» Goal
The listing below begins with the first line you should copy; stop after the line containing "from matplotlib.ticker import", and drop every picture.

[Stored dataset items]
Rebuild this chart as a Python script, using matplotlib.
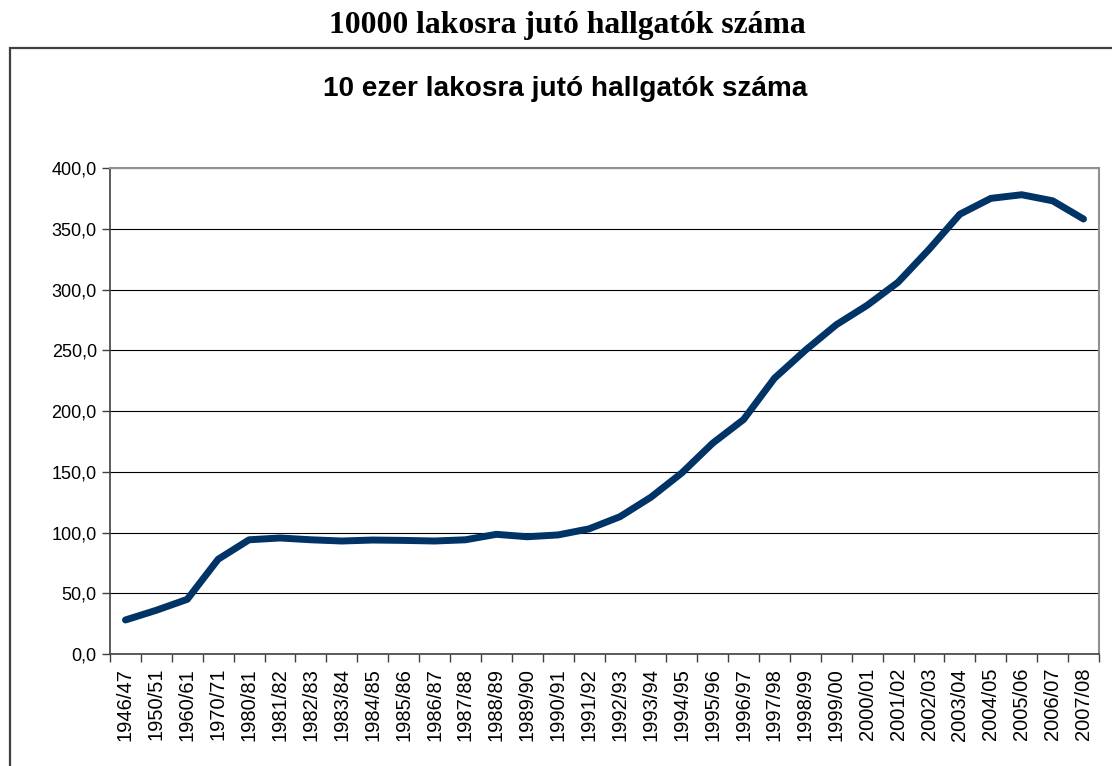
import matplotlib
matplotlib.use("Agg")
import matplotlib.pyplot as plt
from matplotlib.patches import Rectangle
from matplotlib.ticker import FuncFormatter, MultipleLocator, FixedLocator

categories = ["1946/47", "1950/51", "1960/61", "1970/71", "1980/81", "1981/82", "1982/83",
              "1983/84", "1984/85", "1985/86", "1986/87", "1987/88", "1988/89", "1989/90",
              "1990/91", "1991/92", "1992/93", "1993/94", "1994/95", "1995/96", "1996/97",
              "1997/98", "1998/99", "1999/00", "2000/01", "2001/02", "2002/03", "2003/04",
              "2004/05", "2005/06", "2006/07", "2007/08"]
values = [28, 36, 45, 78, 94, 95.5, 94, 93, 93.8, 93.5, 93, 94, 98.5, 96.5, 98, 103,
          113, 129, 149, 173.5, 193, 227, 250, 271, 287, 306, 333, 362, 375, 378, 373, 358]

W, H = 1112, 766
fig = plt.figure(figsize=(W / 100, H / 100), dpi=100)

# outer title
fig.text(567 / W, 1 - 26 / H, "10000 lakosra jutó hallgatók száma", ha="center", va="center",
         fontsize=22.8, fontweight="bold", family="Liberation Serif")

# chart box border
fig.patches.append(Rectangle((10 / W, -0.01), 1.1, 1 - 48 / H + 0.01, transform=fig.transFigure,
                             fill=False, edgecolor="#404040", linewidth=1.6))

fig.text(565 / W, 1 - 89 / H, "10 ezer lakosra jutó hallgatók száma", ha="center", va="center",
         fontsize=20.1, fontweight="bold", family="Liberation Sans")

left, right, top, bottom = 110, 1099, 168, 654
ax = fig.add_axes([left / W, 1 - bottom / H, (right - left) / W, (bottom - top) / H])

x = list(range(len(categories)))
ax.plot(x, values, color="#003366", linewidth=5, solid_capstyle="round", solid_joinstyle="round", zorder=3)

ax.set_xlim(-0.5, len(categories) - 0.5)
ax.set_ylim(0, 400)
ax.yaxis.set_major_locator(MultipleLocator(50))
ax.yaxis.set_major_formatter(FuncFormatter(lambda v, p: f"{v:.1f}".replace(".", ",")))
ax.grid(axis="y", color="black", linewidth=0.8)
ax.set_axisbelow(True)

ax.xaxis.set_major_locator(FixedLocator([i - 0.5 for i in range(len(categories) + 1)]))
ax.xaxis.set_minor_locator(FixedLocator(x))
ax.xaxis.set_minor_formatter(FuncFormatter(lambda v, p: categories[int(round(v))]))
ax.xaxis.set_major_formatter(FuncFormatter(lambda v, p: ""))
ax.tick_params(axis="x", which="minor", length=0, pad=10, labelrotation=90, labelsize=14.5)
ax.tick_params(axis="x", which="major", length=6, width=1, color="#404040", direction="out")
ax.tick_params(axis="y", length=6, width=1, color="#404040", direction="out", labelsize=13)
for lbl in ax.get_yticklabels() + ax.get_xticklabels(minor=True):
    lbl.set_family("Liberation Sans")

for s in ["left", "bottom"]:
    ax.spines[s].set_color("#404040")
    ax.spines[s].set_linewidth(1.2)
for s in ["top", "right"]:
    ax.spines[s].set_color("#909090")
    ax.spines[s].set_linewidth(1.5)

fig.savefig("out.png", dpi=100)
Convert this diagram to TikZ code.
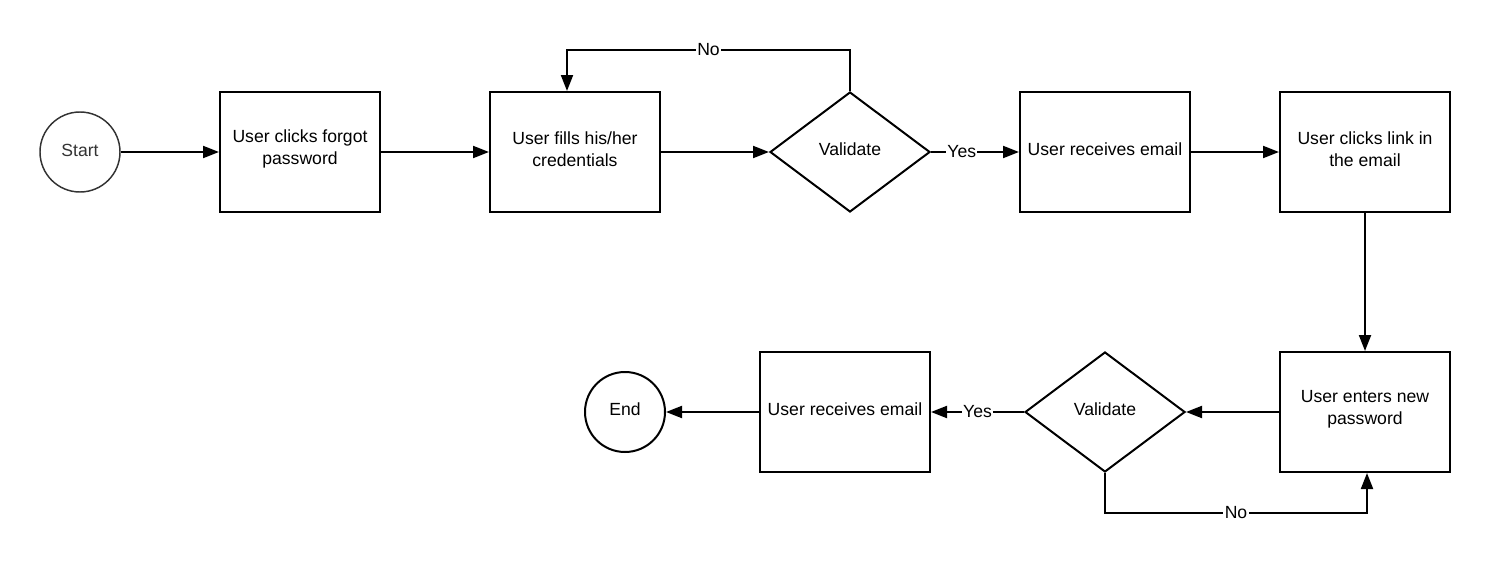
\documentclass[tikz,border=0pt]{standalone}
\usepackage{fontspec}
\setmainfont{Liberation Sans}
\usetikzlibrary{arrows.meta,shapes.geometric}
\definecolor{startgray}{HTML}{333333}
\begin{document}
\begin{tikzpicture}[x=0.75pt,y=-0.75pt,
  txt/.style={font=\fontsize{13.2}{16.5}\selectfont, inner sep=0pt},
  every node/.style={txt},
  % caption sits slightly above the shape's centre
  caption/.style={label={[txt, align=center, yshift=2.3pt]center:#1}},
  stepbox/.style={draw, line width=1.5pt, rectangle, minimum height=90pt},
  decide/.style={draw, line width=1.5pt, diamond, minimum width=120pt, minimum height=90pt},
  terminal/.style={draw, line width=1.5pt, circle, minimum size=60pt},
  flow/.style={line width=1.5pt, -{Triangle[length=12pt,width=9pt]}},
  tag/.style={fill=white, inner sep=1pt}]
  \useasboundingbox (0,0) rectangle (1490,564);

  % upper row
  \node[terminal, draw=startgray, line width=1.1pt,
        label={[txt, text=startgray, yshift=1.5pt]center:Start}] (start) at (80,152) {};
  \node[stepbox, minimum width=120pt, caption={User clicks forgot\\password}] (forgot) at (300,152) {};
  \node[stepbox, minimum width=127.5pt, caption={User fills his/her\\credentials}] (fill) at (575,152) {};
  \node[decide, caption=Validate] (val1) at (850,152) {};
  \node[stepbox, minimum width=127.5pt, caption={User receives email}] (recv1) at (1105,152) {};
  \node[stepbox, minimum width=127.5pt, caption={User clicks link in\\the email}] (link) at (1365,152) {};

  % lower row
  \node[stepbox, minimum width=127.5pt, caption={User enters new\\password}] (newpw) at (1365,412) {};
  \node[decide, caption=Validate] (val2) at (1105,412) {};
  \node[stepbox, minimum width=127.5pt, caption={User receives email}] (recv2) at (845,412) {};
  \node[terminal, caption=End] (end) at (625,412) {};

  \coordinate (noA) at (850,50);
  \coordinate (noB) at (567,50);
  \coordinate (noC) at (1105,513);
  \coordinate (noD) at (1367,513);

  \draw[flow] (start) -- (forgot);
  \draw[flow] (forgot) -- (fill);
  \draw[flow] (fill) -- (val1);
  \draw[flow] (val1.north) -- (noA) -- node[tag]{No} (noB) -- (noB |- fill.north);
  \draw[flow] (val1) -- node[tag, pos=0.35]{Yes} (recv1);
  \draw[flow] (recv1) -- (link);
  \draw[flow] (link) -- (newpw);
  \draw[flow] (newpw) -- (val2);
  \draw[flow] (val2) -- node[tag, pos=0.5]{Yes} (recv2);
  \draw[flow] (val2.south) -- (noC) -- node[tag]{No} (noD) -- (noD |- newpw.south);
  \draw[flow] (recv2) -- (end);
\end{tikzpicture}
\end{document}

» Output of the task
Rebuild this chart as a Python script, using matplotlib.
import matplotlib
matplotlib.use("Agg")
import matplotlib.pyplot as plt
from matplotlib.patches import Rectangle
from matplotlib.ticker import FuncFormatter, MultipleLocator, FixedLocator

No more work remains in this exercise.